#### [Given task]
Reproduce nothing but the lines from the one with "Write the React, TypeScript" through the one with "const yTicks = [W_ZERO, W_CUT, W_STAR]", exactly and with both ends. Omit pictures.

•••

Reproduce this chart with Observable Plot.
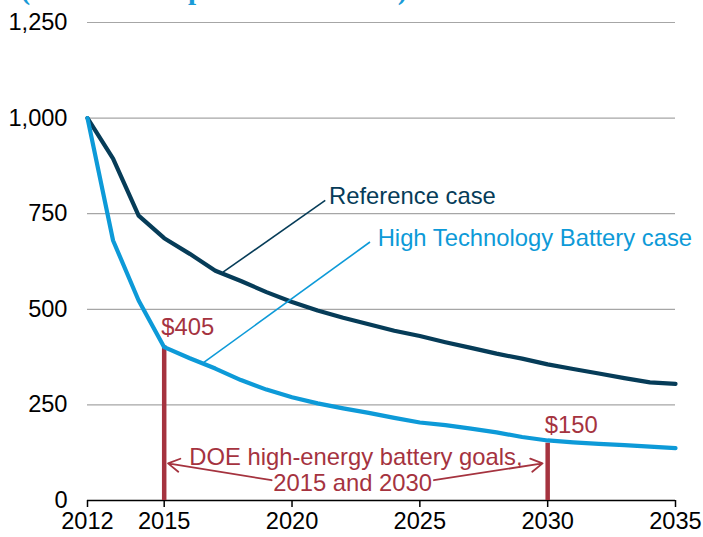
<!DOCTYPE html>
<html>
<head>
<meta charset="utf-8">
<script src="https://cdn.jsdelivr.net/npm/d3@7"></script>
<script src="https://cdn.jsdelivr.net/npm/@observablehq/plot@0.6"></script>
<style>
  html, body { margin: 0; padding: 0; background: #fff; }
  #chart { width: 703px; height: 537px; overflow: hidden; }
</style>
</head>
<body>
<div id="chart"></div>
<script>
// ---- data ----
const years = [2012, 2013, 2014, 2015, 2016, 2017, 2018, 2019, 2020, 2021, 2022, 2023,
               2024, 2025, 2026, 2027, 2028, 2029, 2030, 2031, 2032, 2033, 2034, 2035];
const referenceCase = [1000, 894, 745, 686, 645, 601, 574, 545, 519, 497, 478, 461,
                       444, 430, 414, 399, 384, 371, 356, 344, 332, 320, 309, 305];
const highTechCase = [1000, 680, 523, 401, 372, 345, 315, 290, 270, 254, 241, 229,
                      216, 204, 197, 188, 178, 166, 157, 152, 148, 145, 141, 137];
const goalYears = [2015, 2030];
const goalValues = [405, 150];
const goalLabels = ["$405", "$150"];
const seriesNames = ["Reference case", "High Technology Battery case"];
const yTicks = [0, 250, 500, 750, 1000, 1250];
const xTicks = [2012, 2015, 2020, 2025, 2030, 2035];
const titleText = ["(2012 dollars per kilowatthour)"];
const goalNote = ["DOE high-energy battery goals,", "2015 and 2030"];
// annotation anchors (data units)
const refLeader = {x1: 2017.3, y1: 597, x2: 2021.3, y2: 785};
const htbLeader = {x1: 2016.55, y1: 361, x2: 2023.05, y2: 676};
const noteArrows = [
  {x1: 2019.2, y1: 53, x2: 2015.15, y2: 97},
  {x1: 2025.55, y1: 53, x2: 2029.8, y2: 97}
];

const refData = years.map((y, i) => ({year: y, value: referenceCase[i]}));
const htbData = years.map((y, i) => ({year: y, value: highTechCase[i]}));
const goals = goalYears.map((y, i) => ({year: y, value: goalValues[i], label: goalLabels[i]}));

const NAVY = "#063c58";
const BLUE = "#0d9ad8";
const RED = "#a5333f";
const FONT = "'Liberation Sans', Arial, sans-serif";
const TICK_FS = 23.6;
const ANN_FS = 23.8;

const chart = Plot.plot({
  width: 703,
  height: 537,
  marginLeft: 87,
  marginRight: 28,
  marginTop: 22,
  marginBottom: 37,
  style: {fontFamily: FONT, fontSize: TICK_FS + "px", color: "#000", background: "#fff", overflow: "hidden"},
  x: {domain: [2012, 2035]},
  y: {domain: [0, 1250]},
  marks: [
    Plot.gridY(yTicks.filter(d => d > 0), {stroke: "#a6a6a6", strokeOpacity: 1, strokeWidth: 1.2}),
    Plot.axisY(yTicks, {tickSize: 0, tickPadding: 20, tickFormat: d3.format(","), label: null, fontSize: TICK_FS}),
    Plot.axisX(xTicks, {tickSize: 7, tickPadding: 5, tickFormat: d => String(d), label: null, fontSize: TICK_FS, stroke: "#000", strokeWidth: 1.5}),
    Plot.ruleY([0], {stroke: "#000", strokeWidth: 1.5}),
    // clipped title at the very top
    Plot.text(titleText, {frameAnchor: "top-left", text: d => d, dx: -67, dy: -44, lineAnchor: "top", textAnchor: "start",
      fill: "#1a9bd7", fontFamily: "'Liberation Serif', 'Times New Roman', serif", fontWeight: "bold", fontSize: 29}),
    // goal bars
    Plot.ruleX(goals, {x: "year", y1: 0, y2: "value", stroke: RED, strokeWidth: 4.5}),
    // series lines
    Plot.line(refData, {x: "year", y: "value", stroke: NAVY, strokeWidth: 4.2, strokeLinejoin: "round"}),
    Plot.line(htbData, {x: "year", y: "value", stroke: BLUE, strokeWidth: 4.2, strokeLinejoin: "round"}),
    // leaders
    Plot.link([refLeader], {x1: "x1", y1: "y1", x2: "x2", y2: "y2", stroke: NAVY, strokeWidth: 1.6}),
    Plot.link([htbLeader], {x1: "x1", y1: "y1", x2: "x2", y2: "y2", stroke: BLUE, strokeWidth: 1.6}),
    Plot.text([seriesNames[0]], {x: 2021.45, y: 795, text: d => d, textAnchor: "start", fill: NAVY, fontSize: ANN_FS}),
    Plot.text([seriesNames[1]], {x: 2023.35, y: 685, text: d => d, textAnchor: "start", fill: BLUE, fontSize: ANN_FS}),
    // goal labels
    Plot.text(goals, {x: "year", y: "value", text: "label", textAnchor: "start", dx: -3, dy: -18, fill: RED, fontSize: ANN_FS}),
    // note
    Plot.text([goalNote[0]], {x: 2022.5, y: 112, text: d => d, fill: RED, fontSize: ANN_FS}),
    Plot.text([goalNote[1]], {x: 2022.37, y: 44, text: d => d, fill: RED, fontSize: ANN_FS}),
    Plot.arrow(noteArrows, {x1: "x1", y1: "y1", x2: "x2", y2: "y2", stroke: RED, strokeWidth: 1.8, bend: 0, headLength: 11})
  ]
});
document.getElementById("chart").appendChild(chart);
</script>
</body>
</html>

•••

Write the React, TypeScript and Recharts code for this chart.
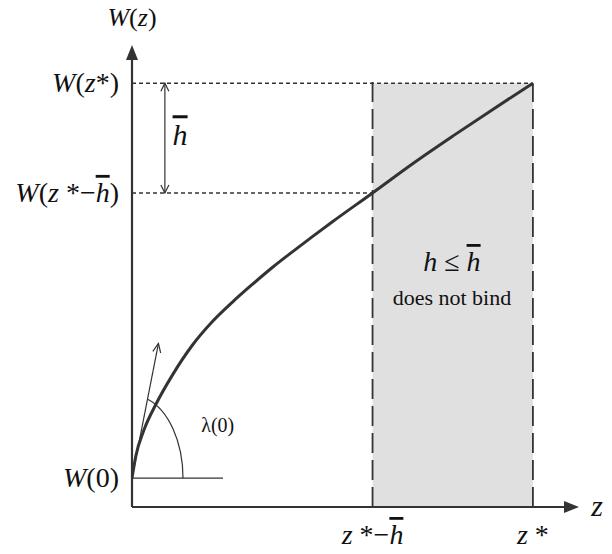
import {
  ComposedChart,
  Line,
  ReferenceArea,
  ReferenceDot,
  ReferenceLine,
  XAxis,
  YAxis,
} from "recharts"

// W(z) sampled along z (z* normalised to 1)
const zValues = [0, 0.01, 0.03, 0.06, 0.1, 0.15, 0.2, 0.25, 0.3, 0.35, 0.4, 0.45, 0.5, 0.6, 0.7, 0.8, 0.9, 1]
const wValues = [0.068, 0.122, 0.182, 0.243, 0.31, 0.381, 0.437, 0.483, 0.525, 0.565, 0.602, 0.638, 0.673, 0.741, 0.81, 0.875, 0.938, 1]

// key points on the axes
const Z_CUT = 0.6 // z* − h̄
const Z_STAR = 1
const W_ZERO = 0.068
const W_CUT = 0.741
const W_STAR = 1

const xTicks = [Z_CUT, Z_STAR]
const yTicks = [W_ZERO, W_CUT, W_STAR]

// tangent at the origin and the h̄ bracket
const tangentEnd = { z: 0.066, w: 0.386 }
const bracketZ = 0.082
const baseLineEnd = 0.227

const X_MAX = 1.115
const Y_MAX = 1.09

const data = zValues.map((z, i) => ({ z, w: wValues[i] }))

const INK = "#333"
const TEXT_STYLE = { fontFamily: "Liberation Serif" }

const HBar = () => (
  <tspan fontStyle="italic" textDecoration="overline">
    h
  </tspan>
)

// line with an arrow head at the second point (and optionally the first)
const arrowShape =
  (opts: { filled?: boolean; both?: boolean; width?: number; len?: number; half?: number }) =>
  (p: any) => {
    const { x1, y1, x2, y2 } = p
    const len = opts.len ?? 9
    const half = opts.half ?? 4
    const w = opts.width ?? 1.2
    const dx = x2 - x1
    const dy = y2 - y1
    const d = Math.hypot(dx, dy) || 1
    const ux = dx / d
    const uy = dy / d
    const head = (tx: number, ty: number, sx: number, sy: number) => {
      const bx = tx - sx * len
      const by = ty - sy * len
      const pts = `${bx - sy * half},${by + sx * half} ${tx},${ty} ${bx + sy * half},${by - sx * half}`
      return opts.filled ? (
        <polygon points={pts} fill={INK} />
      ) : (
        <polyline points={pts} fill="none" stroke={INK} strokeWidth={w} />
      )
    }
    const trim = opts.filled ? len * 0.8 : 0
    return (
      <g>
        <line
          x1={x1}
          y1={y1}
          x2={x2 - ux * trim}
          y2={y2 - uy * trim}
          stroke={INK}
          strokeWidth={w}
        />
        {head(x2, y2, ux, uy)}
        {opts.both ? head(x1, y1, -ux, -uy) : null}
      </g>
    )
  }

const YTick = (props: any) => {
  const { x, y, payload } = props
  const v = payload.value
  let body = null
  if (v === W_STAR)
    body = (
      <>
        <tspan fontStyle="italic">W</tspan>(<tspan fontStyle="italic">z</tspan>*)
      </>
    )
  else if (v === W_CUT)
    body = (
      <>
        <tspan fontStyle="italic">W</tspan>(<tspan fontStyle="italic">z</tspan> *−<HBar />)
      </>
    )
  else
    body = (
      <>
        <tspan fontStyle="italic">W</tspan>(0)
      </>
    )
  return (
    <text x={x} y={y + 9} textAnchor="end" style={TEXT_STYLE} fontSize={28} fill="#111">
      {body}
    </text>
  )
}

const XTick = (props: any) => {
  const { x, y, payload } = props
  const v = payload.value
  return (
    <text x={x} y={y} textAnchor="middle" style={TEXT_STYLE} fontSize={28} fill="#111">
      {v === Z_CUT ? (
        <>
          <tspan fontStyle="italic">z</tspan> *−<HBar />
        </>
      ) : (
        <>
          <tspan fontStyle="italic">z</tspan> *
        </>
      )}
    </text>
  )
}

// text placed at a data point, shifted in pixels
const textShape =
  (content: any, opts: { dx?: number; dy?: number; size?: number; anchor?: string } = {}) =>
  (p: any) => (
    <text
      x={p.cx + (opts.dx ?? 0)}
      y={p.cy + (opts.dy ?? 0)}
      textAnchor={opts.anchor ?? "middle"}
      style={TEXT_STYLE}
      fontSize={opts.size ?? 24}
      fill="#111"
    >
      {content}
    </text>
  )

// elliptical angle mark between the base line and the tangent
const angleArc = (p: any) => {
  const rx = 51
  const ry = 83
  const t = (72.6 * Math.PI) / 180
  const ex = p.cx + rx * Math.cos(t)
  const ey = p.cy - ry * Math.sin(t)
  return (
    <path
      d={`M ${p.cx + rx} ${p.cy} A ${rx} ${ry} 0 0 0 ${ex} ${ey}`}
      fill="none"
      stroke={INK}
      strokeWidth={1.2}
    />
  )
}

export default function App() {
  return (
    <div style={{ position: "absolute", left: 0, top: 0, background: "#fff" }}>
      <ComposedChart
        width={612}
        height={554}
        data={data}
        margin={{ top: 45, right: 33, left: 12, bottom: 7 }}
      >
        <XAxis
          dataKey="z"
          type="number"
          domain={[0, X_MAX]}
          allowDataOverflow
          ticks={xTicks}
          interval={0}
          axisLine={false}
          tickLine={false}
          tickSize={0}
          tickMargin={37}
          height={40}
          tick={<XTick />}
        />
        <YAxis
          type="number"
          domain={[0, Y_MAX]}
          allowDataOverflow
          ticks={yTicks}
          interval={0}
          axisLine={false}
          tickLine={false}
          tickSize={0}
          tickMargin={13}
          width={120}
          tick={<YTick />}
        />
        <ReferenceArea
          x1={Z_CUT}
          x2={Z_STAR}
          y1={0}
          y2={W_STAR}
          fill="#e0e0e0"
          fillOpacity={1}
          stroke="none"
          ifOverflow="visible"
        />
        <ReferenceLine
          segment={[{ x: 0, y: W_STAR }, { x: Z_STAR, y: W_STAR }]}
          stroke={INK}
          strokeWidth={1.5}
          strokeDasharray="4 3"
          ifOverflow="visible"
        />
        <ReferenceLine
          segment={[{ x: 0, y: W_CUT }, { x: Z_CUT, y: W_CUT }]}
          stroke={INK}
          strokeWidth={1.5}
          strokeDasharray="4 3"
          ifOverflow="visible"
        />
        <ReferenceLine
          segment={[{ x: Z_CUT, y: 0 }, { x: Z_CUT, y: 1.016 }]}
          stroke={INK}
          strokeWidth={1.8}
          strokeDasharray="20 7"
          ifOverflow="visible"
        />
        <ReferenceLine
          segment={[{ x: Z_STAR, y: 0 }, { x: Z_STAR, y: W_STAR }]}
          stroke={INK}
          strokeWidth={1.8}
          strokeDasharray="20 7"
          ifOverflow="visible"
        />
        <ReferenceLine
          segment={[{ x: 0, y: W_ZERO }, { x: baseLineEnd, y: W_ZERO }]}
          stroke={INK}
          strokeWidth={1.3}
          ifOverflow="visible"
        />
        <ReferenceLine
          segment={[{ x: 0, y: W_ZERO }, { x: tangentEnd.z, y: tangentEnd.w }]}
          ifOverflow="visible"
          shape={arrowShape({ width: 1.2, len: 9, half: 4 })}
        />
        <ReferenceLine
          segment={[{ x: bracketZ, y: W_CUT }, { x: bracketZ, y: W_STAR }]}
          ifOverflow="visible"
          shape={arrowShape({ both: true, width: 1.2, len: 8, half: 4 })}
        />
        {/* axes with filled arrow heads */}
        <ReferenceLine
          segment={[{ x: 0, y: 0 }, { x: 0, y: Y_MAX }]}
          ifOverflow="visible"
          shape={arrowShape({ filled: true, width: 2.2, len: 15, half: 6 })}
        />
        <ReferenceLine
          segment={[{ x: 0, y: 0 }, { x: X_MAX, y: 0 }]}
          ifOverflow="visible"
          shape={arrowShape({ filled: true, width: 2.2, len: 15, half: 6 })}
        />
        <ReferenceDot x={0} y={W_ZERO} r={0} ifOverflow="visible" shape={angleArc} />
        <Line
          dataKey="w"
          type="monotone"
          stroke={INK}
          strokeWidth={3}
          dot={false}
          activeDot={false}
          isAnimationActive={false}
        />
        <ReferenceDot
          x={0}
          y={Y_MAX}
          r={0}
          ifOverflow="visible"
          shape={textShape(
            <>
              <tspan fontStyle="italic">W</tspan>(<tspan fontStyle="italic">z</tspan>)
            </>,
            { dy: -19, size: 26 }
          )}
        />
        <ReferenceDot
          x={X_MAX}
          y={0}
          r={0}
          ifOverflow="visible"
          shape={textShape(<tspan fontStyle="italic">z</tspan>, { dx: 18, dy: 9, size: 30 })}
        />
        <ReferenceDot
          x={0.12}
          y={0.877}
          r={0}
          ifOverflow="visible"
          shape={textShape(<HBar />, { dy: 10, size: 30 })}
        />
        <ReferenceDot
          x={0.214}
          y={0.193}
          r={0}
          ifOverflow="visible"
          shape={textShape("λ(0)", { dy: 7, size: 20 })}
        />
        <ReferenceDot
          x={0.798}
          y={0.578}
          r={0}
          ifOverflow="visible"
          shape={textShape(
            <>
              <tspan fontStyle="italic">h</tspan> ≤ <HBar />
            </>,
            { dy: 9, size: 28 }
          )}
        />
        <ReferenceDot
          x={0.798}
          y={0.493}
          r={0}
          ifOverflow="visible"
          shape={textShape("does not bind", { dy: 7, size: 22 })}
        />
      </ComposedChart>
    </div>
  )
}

•••

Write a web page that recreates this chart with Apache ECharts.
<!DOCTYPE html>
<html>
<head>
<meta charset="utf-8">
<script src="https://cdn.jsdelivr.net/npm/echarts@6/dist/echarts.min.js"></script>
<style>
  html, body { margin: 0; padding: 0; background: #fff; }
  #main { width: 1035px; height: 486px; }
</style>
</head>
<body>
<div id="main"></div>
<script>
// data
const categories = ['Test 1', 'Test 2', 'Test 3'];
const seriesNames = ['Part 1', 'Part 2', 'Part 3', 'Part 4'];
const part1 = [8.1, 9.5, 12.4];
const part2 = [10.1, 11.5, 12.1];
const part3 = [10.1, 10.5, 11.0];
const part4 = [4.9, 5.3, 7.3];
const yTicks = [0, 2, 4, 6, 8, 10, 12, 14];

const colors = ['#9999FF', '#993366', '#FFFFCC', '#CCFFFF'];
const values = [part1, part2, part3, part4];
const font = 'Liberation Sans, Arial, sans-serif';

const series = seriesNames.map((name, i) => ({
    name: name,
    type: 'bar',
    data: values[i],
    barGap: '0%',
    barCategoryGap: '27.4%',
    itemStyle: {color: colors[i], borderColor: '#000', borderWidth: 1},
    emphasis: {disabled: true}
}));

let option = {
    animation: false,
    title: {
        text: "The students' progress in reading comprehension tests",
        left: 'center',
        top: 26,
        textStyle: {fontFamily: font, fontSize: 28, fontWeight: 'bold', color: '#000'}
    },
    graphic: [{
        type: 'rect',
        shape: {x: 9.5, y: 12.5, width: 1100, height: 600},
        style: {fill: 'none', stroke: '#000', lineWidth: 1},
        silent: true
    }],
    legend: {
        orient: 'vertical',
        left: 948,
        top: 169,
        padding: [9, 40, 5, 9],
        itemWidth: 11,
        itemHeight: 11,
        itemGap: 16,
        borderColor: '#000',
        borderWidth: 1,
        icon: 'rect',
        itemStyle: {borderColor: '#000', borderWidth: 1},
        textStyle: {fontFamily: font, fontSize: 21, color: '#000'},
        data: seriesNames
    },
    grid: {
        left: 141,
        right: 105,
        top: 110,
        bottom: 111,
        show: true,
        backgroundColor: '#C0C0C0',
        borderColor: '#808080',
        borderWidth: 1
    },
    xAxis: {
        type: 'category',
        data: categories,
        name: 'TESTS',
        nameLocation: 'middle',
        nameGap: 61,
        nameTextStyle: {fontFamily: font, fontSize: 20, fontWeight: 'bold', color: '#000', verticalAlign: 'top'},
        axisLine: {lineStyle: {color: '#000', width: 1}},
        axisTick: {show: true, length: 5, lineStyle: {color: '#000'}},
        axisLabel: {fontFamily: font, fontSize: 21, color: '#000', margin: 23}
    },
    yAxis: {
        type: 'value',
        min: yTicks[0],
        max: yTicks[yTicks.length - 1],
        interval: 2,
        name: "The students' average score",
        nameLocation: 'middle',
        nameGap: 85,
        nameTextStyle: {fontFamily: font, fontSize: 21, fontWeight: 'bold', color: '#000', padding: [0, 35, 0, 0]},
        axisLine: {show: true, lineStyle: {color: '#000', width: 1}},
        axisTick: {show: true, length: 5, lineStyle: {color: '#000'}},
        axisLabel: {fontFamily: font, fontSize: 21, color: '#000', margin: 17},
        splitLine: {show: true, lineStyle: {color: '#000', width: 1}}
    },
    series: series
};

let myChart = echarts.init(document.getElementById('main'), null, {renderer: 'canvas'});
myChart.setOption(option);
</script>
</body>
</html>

•••

#### [Answer for the task]
Write the React, TypeScript and Recharts code for this chart.
import {
  ComposedChart,
  Line,
  ReferenceArea,
  ReferenceDot,
  ReferenceLine,
  XAxis,
  YAxis,
} from "recharts"

// W(z) sampled along z (z* normalised to 1)
const zValues = [0, 0.01, 0.03, 0.06, 0.1, 0.15, 0.2, 0.25, 0.3, 0.35, 0.4, 0.45, 0.5, 0.6, 0.7, 0.8, 0.9, 1]
const wValues = [0.068, 0.122, 0.182, 0.243, 0.31, 0.381, 0.437, 0.483, 0.525, 0.565, 0.602, 0.638, 0.673, 0.741, 0.81, 0.875, 0.938, 1]

// key points on the axes
const Z_CUT = 0.6 // z* − h̄
const Z_STAR = 1
const W_ZERO = 0.068
const W_CUT = 0.741
const W_STAR = 1

const xTicks = [Z_CUT, Z_STAR]
const yTicks = [W_ZERO, W_CUT, W_STAR]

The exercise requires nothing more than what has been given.